After working on the website while studying towards her undergraduate degree, she intended to keep the pace up as she started her honours degree the following year.
However, she soon realised she had to choose one or the other.
“My DigsConnect.com business was gaining traction quickly and it became apparent that I was onto something. I spoke to my student advisor about it at length and he was really the one who encouraged me to take the leap and launch it as a startup. I dropped out of my honours and turned to my app full time, and have been going at it ever since.”
She said the journey was not always sweet as she had a bitter taste of feature failures and cash flow crises, and added that “sometimes it’s easy to be plagued with doubt”.

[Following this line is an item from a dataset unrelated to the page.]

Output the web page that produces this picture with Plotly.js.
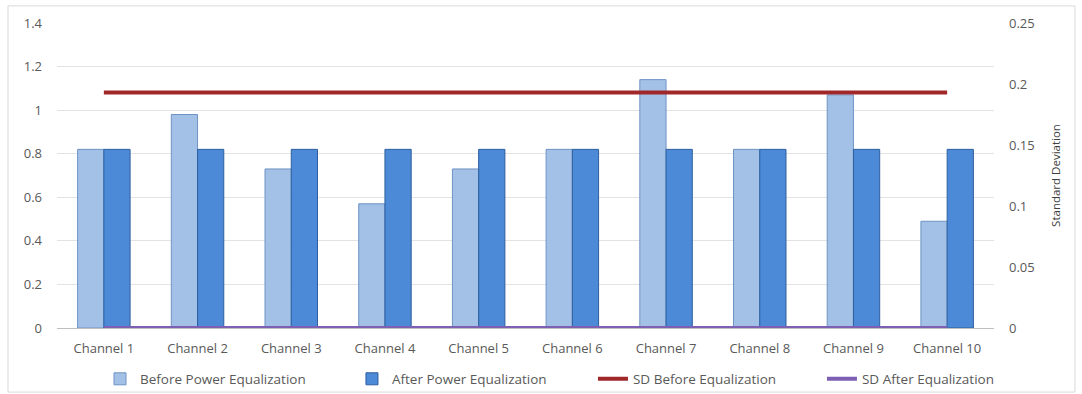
<!DOCTYPE html>
<html>
<head>
<meta charset="utf-8">
<script src="https://cdn.plot.ly/plotly-3.0.1.min.js"></script>
<style>html,body{margin:0;padding:0;background:#fff;}#chart{width:1082px;height:394px;}</style>
</head>
<body>
<div id="chart"></div>
<script>
const categories = ["Channel 1","Channel 2","Channel 3","Channel 4","Channel 5","Channel 6","Channel 7","Channel 8","Channel 9","Channel 10"];
const beforeEq = [0.82, 0.98, 0.73, 0.57, 0.73, 0.82, 1.14, 0.82, 1.07, 0.49];
const afterEq = [0.82, 0.82, 0.82, 0.82, 0.82, 0.82, 0.82, 0.82, 0.82, 0.82];
const sdBefore = [0.193, 0.193, 0.193, 0.193, 0.193, 0.193, 0.193, 0.193, 0.193, 0.193];
const sdAfter = [0, 0, 0, 0, 0, 0, 0, 0, 0, 0];
const leftTicks = [0, 0.2, 0.4, 0.6, 0.8, 1, 1.2, 1.4];
const leftTickText = ["0", "0.2", "0.4", "0.6", "0.8", "1", "1.2", "1.4"];
const rightTicks = [0, 0.05, 0.1, 0.15, 0.2, 0.25];
const rightTickText = ["0", "0.05", "0.1", "0.15", "0.2", "0.25"];

const fam = "Open Sans, Noto Sans, sans-serif";
const tickFont = {family: fam, size: 13, color: "#595959"};
const legFont = {family: fam, size: 13.5, color: "#595959"};

const traces = [
  {type: "bar", name: "Before Power Equalization", x: categories, y: beforeEq, legend: "legend",
   marker: {color: "#A3C1E6", line: {color: "#6E93C4", width: 1}}},
  {type: "bar", name: "After Power Equalization", x: categories, y: afterEq, legend: "legend2",
   marker: {color: "#4C89D6", line: {color: "#2D5F9E", width: 1}}},
  {type: "scatter", mode: "lines", name: "SD Before Equalization", x: categories, y: sdBefore, yaxis: "y2", legend: "legend3",
   line: {color: "#A0282B", width: 4}},
  {type: "scatter", mode: "lines", name: "SD After Equalization", x: categories, y: sdAfter, yaxis: "y2", legend: "legend4",
   line: {color: "#7D5FB3", width: 4}, cliponaxis: false}
];

function leg(xp) {
  return {orientation: "h", x: xp, xanchor: "left", xref: "paper", y: 0.038, yref: "container", yanchor: "middle",
          font: legFont, bgcolor: "rgba(0,0,0,0)", borderwidth: 0};
}

const layout = {
  width: 1082, height: 394,
  margin: {l: 57, r: 88, t: 23, b: 66},
  paper_bgcolor: "#ffffff", plot_bgcolor: "#ffffff",
  font: tickFont,
  barmode: "group", bargap: 0.44, bargroupgap: 0,
  showlegend: true,
  legend: leg(0.0459),
  legend2: leg(0.3148),
  legend3: leg(0.5720),
  legend4: leg(0.8164),
  xaxis: {type: "category", showgrid: false, showline: true, linecolor: "#BFBFBF", linewidth: 1,
          ticks: "", tickfont: tickFont, zeroline: false, ticklabelstandoff: 8},
  yaxis: {range: [0, 1.4], tickvals: leftTicks, ticktext: leftTickText, showgrid: true, gridcolor: "#E3E3E3",
          showline: false, zeroline: false, ticks: "", tickfont: tickFont, ticklabelstandoff: 14},
  yaxis2: {range: [0, 0.25], overlaying: "y", side: "right", tickvals: rightTicks, ticktext: rightTickText,
           showgrid: false, showline: false, zeroline: false, ticks: "", tickfont: tickFont, ticklabelstandoff: 14,
           title: {text: "Standard Deviation", font: {family: fam, size: 11.5, color: "#404040"}, standoff: 18}},
  shapes: [
    {type: "rect", xref: "paper", yref: "paper", x0: -0.0523, x1: 1.0864, y0: -0.21, y1: 1.056,
     line: {color: "#D9D9D9", width: 1}, fillcolor: "rgba(0,0,0,0)"}
  ]
};

Plotly.newPlot("chart", traces, layout, {displayModeBar: false, staticPlot: true});
</script>
</body>
</html>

“The business only works because we have an incredible team now. We have a really strong bond as a team and superb working relationships,” Procter said.
“I honestly believe that what makes a company great is the people behind it. The people who put their time and their lives into envisioning a better future, a better way of doing things and then building that future.
“We all work insane hours – generally only leaving the office after 9pm – we all put every spare penny into this and we’re more than a little obsessed with building a truly remarkable product and experience to the degree that it consumes all of our lives.”
After finding the right team and feeding into the demand across the country, the platform now lists more than 70,000 beds, serving students in major regional universities including Cape Town, Stellenbosch, Johannesburg, Pretoria, Grahamstown and more.
It has also partnered with private institutions in the country, including Varsity College, Vega and Rosebank College.
“Our busiest time of year is from December to February, when students are looking for accommodation for the following academic year. Our growth over this past season was really insane.
“One of the highlights was when our app was at number one in South Africa on the trending list, it was so exciting!
“It’s a massive sense of achievement when we realise that we’ve begun to enable access to higher education that has been so elusive for so many students.”